Peut-être les mots hrön, reun, run, etc., ne sont-ils que des formes transposées de Horn (corne, pointe ; cfr. l’angl. horse, cheval et l’all. Ross, coursier).

Le nom du Taunus est identique au mot celtique dun, qui a pris les formes daun, taun, et qui signifie élévation, hauteur (Höhe oder Berg). De la sorte Taunus mons est un pléonasme. Au même radical se rattache le mot anglais town (ville, c’est-à-dire enceinte fortifiée primitivement construite sur une hauteur). La forme don se retrouve dans le nom du mont Snowdon (Monts neigeux), la plus haute montagne de l’Angleterre, sur laquelle Halley et Derham firent des expériences pour calculer les hauteurs de l’atmosphère, et trouver une méthode qui permit de mesurer la hauteur des montagnes.
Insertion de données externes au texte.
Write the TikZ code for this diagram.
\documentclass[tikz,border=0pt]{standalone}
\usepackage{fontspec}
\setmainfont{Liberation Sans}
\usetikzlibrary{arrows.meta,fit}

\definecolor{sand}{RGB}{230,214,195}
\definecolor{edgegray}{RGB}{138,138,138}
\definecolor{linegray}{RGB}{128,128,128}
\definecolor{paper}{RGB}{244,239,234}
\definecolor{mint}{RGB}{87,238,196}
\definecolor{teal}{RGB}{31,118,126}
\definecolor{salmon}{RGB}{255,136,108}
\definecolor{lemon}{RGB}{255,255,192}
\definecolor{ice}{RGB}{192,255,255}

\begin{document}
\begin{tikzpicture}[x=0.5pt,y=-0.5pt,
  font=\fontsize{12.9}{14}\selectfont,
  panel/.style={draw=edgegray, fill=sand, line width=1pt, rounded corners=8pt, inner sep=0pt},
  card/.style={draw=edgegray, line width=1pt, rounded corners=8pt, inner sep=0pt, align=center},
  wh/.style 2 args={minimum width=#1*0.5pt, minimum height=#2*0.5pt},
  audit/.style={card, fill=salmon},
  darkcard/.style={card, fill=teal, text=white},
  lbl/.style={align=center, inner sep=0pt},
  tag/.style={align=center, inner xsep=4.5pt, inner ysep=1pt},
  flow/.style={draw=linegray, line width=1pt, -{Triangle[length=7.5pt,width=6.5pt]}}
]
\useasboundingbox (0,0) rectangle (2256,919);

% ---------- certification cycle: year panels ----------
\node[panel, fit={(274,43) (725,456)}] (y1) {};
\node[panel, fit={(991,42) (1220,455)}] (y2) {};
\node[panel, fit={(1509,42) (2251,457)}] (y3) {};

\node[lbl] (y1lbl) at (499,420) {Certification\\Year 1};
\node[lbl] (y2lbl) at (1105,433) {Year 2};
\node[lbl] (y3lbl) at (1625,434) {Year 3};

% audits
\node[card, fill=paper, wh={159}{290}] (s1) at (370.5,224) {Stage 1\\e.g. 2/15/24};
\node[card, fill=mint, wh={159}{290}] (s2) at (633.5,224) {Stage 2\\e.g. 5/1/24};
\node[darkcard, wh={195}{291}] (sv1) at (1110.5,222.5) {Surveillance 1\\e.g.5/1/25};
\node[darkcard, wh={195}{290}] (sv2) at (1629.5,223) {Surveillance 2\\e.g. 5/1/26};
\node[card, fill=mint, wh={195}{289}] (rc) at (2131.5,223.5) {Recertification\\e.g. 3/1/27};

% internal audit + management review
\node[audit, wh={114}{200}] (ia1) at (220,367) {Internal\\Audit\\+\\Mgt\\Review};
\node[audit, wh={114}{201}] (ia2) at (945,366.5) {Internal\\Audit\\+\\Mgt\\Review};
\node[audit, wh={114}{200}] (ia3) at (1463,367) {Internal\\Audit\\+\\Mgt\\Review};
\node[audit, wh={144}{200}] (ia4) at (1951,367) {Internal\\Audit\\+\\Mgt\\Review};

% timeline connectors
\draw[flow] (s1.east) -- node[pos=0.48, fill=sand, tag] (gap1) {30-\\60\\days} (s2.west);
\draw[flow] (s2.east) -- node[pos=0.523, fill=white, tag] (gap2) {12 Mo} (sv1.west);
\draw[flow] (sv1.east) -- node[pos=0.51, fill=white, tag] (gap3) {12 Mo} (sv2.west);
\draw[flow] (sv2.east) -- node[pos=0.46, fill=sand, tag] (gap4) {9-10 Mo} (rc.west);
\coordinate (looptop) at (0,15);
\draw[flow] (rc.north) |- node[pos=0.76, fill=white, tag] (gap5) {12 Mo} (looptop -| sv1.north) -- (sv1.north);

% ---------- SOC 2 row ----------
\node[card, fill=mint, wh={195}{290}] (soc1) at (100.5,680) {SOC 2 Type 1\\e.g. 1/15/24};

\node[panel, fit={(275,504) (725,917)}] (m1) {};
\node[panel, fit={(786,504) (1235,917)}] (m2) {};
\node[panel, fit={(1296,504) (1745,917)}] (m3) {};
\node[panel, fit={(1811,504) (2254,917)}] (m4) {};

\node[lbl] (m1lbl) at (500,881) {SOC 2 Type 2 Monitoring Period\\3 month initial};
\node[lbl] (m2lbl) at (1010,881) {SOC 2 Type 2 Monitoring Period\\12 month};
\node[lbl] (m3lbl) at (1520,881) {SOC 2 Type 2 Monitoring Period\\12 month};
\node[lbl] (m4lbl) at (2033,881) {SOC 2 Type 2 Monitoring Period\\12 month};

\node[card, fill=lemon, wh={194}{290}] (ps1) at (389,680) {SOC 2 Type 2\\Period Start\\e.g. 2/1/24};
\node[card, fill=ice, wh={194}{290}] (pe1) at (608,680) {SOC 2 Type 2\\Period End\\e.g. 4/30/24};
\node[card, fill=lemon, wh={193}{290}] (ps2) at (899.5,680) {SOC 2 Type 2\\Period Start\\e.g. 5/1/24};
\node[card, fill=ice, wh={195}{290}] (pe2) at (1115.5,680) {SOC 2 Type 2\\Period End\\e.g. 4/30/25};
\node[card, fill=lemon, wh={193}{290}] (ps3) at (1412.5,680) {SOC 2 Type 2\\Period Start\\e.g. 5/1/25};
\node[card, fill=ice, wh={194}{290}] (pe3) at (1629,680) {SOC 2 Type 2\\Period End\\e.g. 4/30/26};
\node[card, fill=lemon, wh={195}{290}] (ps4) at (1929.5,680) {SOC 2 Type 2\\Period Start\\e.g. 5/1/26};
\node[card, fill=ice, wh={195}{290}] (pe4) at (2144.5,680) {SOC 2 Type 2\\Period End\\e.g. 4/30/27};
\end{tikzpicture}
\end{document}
Le Hohe-Venn. — Ce nom désigne chez les Allemands la partie septentrionale des Ardennes. Nous pourrons constater ici la méthode bizarre qui préside à la déformation des noms propres.

Le mot Hohe-Venn n’est qu’une traduction inintelligente du mot celtique Ard-uenna : en celtique, ard signifie « haut » (hoch, jad. hoh, élevé, éminent, haut). Ne sachant que faire du suffixe uenna, on l’a transformé en ven, qui se rapprochait du gothique fani [nom. et accus. plur. fanja], boue, fange) et du v. h. all. fenni (marais). Ce mot s’est conservé, dans les dialectes bas allemands, sous les formes fenn, venne, veen (en angl. fen). De Hohe-Venn, les Belges ont fait Haute-Fagne (en vallon, fagne est notre mot fange).

Ainsi l’inintelligence d’un mot celtique qui signifie « haute montagne » a transformé une chaîne de « Hautes-montagnes » en une chaîne de « Hautes-fanges. »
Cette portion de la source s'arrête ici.